Entries with chart source code:
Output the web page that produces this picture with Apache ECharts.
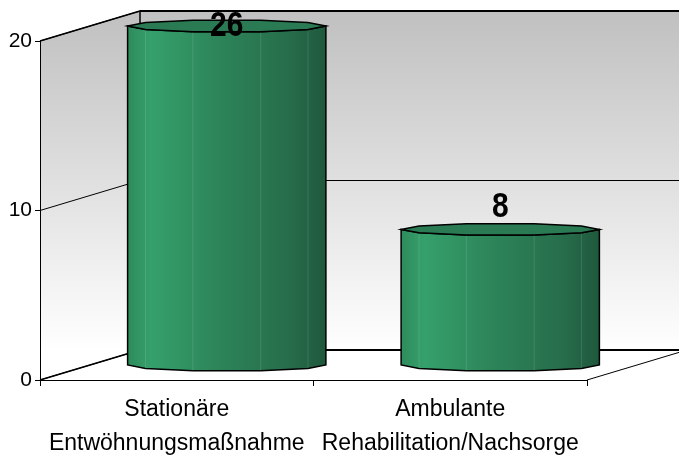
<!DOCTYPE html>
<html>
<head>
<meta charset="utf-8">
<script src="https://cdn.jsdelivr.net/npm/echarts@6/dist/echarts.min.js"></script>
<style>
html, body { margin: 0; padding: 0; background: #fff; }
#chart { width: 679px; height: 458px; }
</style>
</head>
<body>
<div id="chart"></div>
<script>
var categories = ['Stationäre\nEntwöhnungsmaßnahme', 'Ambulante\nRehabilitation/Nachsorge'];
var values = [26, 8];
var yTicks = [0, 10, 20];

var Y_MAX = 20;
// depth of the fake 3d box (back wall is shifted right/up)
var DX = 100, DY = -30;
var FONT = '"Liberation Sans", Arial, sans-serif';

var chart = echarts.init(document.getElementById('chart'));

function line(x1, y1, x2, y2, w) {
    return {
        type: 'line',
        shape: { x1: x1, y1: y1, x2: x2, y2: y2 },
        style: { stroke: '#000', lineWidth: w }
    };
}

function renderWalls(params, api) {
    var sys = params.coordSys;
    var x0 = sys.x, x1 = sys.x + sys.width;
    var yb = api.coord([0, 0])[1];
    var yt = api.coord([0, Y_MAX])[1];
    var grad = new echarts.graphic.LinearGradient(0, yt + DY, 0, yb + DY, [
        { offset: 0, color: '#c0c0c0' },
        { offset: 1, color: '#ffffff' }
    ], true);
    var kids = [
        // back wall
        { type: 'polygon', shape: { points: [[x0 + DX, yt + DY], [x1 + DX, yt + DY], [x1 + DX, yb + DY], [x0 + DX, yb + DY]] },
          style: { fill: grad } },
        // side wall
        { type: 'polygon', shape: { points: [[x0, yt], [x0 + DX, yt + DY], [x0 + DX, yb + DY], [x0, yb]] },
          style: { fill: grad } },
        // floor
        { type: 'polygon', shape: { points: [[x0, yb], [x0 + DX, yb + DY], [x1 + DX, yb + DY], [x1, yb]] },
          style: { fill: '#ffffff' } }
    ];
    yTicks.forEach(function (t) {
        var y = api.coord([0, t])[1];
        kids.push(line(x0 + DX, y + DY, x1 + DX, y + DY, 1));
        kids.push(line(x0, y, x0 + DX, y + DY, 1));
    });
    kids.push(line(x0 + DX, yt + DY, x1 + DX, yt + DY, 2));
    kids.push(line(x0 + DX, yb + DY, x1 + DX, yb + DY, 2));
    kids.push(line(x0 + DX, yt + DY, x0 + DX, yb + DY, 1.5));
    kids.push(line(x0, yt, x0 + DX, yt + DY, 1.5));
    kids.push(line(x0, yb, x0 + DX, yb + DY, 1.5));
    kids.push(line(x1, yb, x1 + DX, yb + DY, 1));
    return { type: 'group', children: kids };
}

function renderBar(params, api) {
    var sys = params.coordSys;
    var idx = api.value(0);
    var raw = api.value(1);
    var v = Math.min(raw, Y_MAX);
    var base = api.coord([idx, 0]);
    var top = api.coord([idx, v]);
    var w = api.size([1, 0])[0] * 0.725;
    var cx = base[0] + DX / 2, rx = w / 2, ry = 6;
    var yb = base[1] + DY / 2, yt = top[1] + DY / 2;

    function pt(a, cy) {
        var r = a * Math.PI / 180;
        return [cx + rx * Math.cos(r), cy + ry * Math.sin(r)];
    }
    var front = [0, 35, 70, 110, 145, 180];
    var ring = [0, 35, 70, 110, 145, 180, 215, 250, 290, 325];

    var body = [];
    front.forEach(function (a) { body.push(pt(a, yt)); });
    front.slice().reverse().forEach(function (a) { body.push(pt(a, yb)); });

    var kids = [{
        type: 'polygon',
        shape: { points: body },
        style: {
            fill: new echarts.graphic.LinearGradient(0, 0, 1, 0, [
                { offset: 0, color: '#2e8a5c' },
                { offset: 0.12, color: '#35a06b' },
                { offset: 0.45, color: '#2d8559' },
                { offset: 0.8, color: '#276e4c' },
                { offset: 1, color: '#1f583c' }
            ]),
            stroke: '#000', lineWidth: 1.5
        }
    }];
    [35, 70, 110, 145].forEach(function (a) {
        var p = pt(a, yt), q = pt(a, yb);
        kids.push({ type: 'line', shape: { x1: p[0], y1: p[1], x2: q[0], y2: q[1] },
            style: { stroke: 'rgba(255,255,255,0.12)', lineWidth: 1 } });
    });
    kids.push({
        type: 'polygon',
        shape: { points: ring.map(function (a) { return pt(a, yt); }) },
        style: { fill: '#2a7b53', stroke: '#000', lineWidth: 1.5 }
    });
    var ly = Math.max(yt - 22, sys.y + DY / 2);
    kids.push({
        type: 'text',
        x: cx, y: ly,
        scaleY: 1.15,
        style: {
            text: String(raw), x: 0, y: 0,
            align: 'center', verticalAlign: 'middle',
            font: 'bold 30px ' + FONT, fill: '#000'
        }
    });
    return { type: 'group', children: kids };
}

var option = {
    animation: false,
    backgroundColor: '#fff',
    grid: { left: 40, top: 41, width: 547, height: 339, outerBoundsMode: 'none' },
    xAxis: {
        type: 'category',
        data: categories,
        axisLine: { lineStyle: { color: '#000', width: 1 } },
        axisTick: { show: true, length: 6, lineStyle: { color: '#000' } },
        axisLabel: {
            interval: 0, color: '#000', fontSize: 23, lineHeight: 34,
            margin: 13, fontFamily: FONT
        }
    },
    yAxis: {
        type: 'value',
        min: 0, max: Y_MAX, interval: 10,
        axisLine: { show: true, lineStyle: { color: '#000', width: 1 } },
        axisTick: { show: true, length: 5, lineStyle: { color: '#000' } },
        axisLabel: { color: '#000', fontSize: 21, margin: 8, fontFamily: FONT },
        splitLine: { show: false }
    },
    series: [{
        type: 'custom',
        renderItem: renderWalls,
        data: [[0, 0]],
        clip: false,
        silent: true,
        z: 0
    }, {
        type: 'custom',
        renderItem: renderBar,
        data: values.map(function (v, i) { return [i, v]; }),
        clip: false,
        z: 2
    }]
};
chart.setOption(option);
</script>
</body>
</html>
---
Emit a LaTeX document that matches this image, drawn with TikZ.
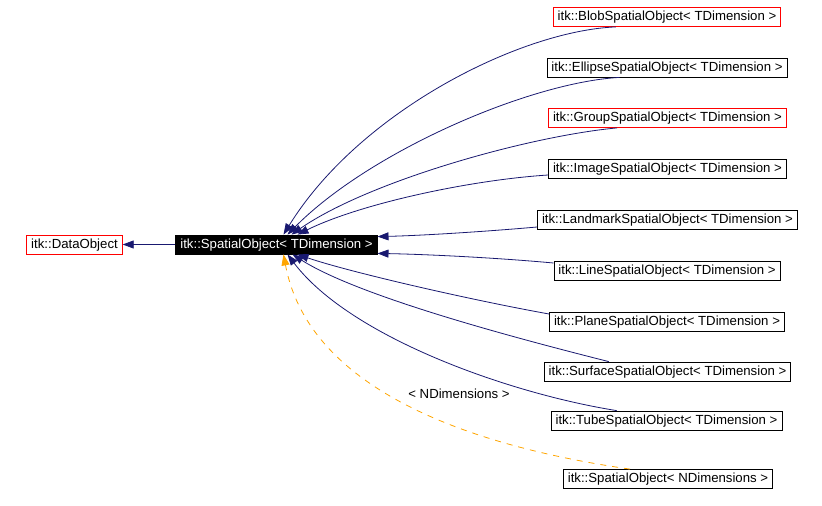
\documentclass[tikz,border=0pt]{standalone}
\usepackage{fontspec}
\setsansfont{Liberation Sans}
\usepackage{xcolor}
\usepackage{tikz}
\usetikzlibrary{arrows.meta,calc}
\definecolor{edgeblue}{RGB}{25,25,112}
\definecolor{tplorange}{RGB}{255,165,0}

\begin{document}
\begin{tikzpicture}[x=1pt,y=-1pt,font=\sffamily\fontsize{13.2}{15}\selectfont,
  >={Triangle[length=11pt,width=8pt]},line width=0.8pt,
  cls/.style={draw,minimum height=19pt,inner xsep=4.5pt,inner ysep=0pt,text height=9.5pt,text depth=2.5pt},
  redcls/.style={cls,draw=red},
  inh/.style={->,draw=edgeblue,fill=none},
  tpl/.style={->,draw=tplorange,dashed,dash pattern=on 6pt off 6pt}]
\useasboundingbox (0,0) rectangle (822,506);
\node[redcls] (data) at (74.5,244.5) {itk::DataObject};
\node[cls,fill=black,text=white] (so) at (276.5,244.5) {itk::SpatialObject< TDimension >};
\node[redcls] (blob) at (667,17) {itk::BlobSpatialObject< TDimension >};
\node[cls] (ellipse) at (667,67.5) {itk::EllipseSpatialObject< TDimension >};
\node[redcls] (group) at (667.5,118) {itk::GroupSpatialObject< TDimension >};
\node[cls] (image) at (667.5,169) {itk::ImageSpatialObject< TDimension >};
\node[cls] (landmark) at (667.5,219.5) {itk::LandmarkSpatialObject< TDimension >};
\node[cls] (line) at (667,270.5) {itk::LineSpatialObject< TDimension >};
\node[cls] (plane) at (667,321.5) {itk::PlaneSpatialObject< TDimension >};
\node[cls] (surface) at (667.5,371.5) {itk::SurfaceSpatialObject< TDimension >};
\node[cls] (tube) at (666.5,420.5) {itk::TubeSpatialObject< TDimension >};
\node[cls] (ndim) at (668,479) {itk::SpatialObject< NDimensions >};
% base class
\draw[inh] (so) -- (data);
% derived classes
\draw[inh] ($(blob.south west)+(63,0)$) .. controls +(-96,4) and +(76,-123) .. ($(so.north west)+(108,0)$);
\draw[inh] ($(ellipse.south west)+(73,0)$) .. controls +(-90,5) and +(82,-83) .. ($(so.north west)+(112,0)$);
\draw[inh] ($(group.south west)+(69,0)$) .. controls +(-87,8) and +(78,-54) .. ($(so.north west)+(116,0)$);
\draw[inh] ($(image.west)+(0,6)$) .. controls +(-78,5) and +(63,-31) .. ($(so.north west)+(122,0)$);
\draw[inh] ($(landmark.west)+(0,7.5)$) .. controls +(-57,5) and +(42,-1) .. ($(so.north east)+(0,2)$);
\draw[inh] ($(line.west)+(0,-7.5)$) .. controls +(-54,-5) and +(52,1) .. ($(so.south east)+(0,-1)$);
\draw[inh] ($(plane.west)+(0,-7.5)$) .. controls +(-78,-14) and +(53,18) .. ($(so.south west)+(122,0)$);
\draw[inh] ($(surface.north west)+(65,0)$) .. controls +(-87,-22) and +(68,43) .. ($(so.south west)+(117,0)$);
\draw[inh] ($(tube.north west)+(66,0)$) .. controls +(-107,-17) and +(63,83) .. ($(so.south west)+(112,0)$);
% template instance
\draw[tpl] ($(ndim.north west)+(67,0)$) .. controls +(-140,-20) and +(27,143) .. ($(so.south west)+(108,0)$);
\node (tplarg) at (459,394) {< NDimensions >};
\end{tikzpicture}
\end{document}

* [What is needed]
Repeat exactly the stretch of lines that opens with the line containing "Output the web" and closes with the line containing "var yTicks = [0, 10, 20];". Leave the pictures out, and add nothing.

* [Final result]
Output the web page that produces this picture with Apache ECharts.
<!DOCTYPE html>
<html>
<head>
<meta charset="utf-8">
<script src="https://cdn.jsdelivr.net/npm/echarts@6/dist/echarts.min.js"></script>
<style>
html, body { margin: 0; padding: 0; background: #fff; }
#chart { width: 679px; height: 458px; }
</style>
</head>
<body>
<div id="chart"></div>
<script>
var categories = ['Stationäre\nEntwöhnungsmaßnahme', 'Ambulante\nRehabilitation/Nachsorge'];
var values = [26, 8];
var yTicks = [0, 10, 20];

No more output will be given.